Many aspects are simply wonderful about shira-ae (tofu sauce). The most compelling one is probably that it is delicious. Besides that shira-ae is easy to make. It normally doesn’t require cooking and it calls for less than five ingredients. So all you need to do is quickly whip it up. It is frugal. Perfect to use up that little piece of tofu that is left somewhere in the back of your fridge. And it is like a white T-shirt in your repertoire. Savory and sweet – both work wonderful with this healthy sauce that gets its full-bodied flavor from dashi (stock), the secret ingredient of so much Japanese food.
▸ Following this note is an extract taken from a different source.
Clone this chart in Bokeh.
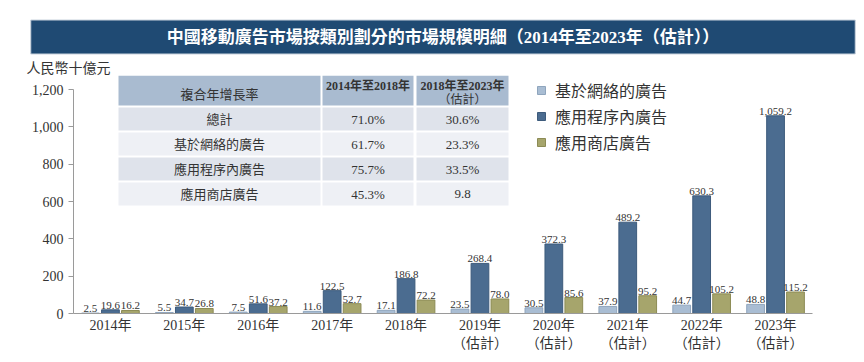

You will often find shira-ae paired with blanched greens like spinach or green beans. But the recipe that I will make today is a sweet type, a specialty from the Tohoku, the northernmost region of Japan’s main island Honshu. In Japan it is a typical fall-dish, but as the persimmons in Europe are just perfect right now, it’s now time for me to make it.
Ingredients: Serves 4
- 1 big or 2 small ripe persimmons (if you want to use the fruit as a serving dish use the smaller Fuyu-type)
- a couple of fresh leafy greens like mitsuba (Japanese Parsley), alternatively celery leaves – optional
For the shira-ae with nuts
- 100g tofu
- 50g walnuts
- a drop of light (!) soy sauce (usukuchi soy sauce) to taste. Normal soy sauce would stain the dish and spoil the beautiful white color
- a drop of mirin (sweet rice wine) to taste
- a drop dashi (stock – use kombu dashi to make it vegan) to taste
If you use really fresh tofu you can use it as it is. If your tofu is a couple days old, you might want to blanch it for a minute in boiling water to hedge you bets with hygiene. Don’t refresh the tofu after blanching it, but let it cool on its own while you roast and grind the nuts.
Dry roast your nuts over medium heat. When they are aromatic and lightly colored, save a couple to decorate the final dish and transfer the rest to a suribachi (Japanese mortar) or food processor, whichever you prefer to use. Grind them to your preferred size before adding the tofu. I like to notice the nuts in my dish, so I will not grind them very fine.
Now rip the tofu in small pieces and add it to your nuts. Grind and mix until the tofu-nut-mixture is smooth and thick. If you use a food processor make sure to only pulse-process the mixture to avoid heating it up. Finally add the seasonings to your liking. Be careful though not to add too much. Shira-ae is purposely only delicately flavored to give each ingredient the opportunity to stand out and be recognized. The final sauce should have the consistency of thick yoghurt and can be kept in the fridge for about two days.
For the final dish, peel and cut persimmons into little, bite-size dices (dry the peels, if organically grown, and use them e.g. as fermentation seasoning). You can also cut persimmons just beneath their ‘shoulders’ and use them as a serving dish, but you will need to scoop out more persimmons for serving than to prepare the dish! Cut the stems of the mitsuba and gently mix them with the persimmons and the shira-ae just before serving it. Decorate with some roasted nuts and mitsuba-leaves and/or with the ‘lids’ of the persimmons that you scooped out.
As said in the beginning, shira-ae is versatile and can be used with many other ingredients. Replace persimmons with apples, pears, grapes or melons after the seasons is over for a creamy sweet indulgence.